“Vogliamo vedere Gesù”
Riflessioni Varie sulla Parola
“Vogliamo vedere Gesù”
Sul Vangelo di Giovanni (Gv 12,20-33)
22 Marzo 2015 |
di Sac. Giuseppe Biamonte |
Nel cuore di ogni uomo c’è sempre l’anelito e il desiderio di Dio.
C’è una bellissima frase contenuta nel salmo ventisei che dice: «Il tuo volto, Signore, io cerco. Non nascondermi il tuo volto».
E’ proprio di questo che l’uomo ha bisogno: di cercare il volto compassionevole di qualcuno, di cercare il volto di chi s’intenerisce della sua storia, della sua umanità, che s’intenerisce anche della sua debolezza.
Questo qualcuno, questo volto è Gesù.
Gli uomini greci di cui si parla nel vangelo cercavano Gesù, volevano vedere il suo volto.
Il loro cuore era stato raggiunto, toccato, e abbracciato dalla Sua Parola, da questa verità sanante.
Mentre salivano verso il tempio di Gerusalemme, Dio, cominciava già a istruire i loro cuori, a scrivere in essi una nuova legge, una nuova alleanza, ha imprimere nei loro cuori il Suo volto misericordioso.

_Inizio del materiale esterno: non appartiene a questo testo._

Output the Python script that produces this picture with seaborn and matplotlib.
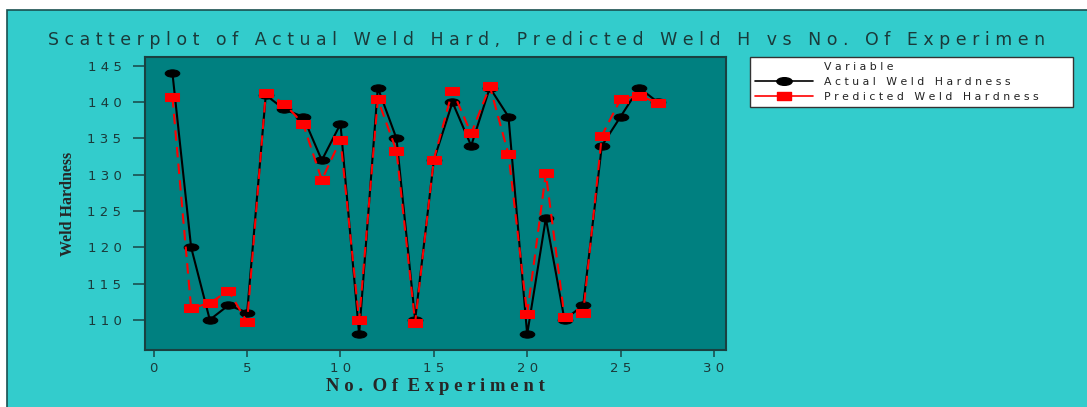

La stessa bellissima avventura capitò un giorno a Zaccheo che cercava di vedere quale fosse Gesù, e, venne esaudito in questo suo forte desiderio.
Non sappiamo se i greci di cui ci parla l’evangelista Giovanni ebbero modo, poi, di incontrare Gesù, una cosa è certa: gli apostoli Filippo e Andrea gli parlarono di loro, gli espressero il desiderio, la preghiera profonda di questi uomini.
Il Signore si fa vedere e incontrare attraverso ciascuno di noi che siamo definiti da Lui “servitori”. “Dove sono io, là sarà anche il mio servitore”.
Siamo “servitori” del volto e della Parola di Cristo.
Siamo chiamati a “servire” il Signore presentando a Lui le necessità di ogni fratello, pregando per loro e prendendoci cura della loro salute spirituale.
Siamo chiamati a produrre frutti di grazia per i fratelli anche se questo “servizio” richiede un nostro “morire”.
L’apostolo Filippo non è stato precipitoso, non ha voluto operare da solo nel comunicare la preghiera dei greci a Gesù, ma ha voluto condividerla con Andrea e, poi, insieme si sono confrontati con Gesù.
Quanto abbiamo da imparare da Filippo come singoli cristiani, come gruppi, movimenti, associazioni che operano all'interno della Chiesa e della società.
Non è bello lavorare da soli, non si arriva da nessuna parte.
La condivisione è il seme che fa morire l’egoismo e la smania di protagonismo.
Essa, infatti, produce frutti di compartecipazione, intercessione, compassione e comunione.